Seit Kurzem betreibt das Nähwerk auch Upcycling für das noch junge Caritas-Label "Einzigware". Aus alter Kleidung, die scheinbar wertlos geworden ist, nähen die Schneiderinnen Stoffbeutel, Kissenbezüge oder Röcke. Betty Gerling freut sich besonders über eine Kooperation mit der Abfallwirtschaft München (AWM), die ihre aussortierte Arbeitskleidung spendet. Aus den leuchtend orangenen Schutzanzügen fertigt das Nähwerk Hundespielzeug oder Fahrradzubehör, etwa einen Sattelschützer. Die blauen Polohemden der Werksmitarbeiter werden in Streifen geschnitten und zu Teppichen gehäkelt. Das Projekt steckt noch in den Kinderschuhen, von Juli an stehen die Ergebnisse zum Verkauf.

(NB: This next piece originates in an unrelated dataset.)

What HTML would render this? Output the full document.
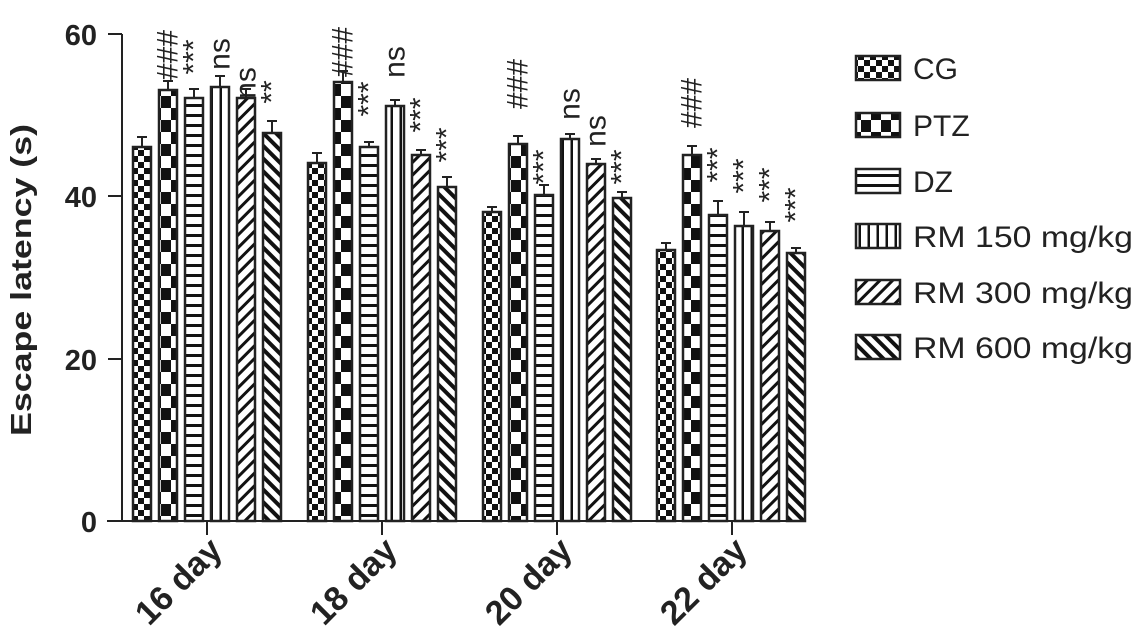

Die Caritas bewirbt die handgemachten Produkte aus ihren sozialen Manufakturen als "Hand-in-Handarbeit". Schaut man Betty Gerling, ihren beiden Auszubildenden und den vielen Mitarbeiterinnen zu, sieht man dieses Motto in Aktion. Damit neben der sozialen auch die ökologische Nachhaltigkeit im Nähwerk weiter funktioniert, bitten die Näherinnen um Kleiderspenden - auch von Privatleuten.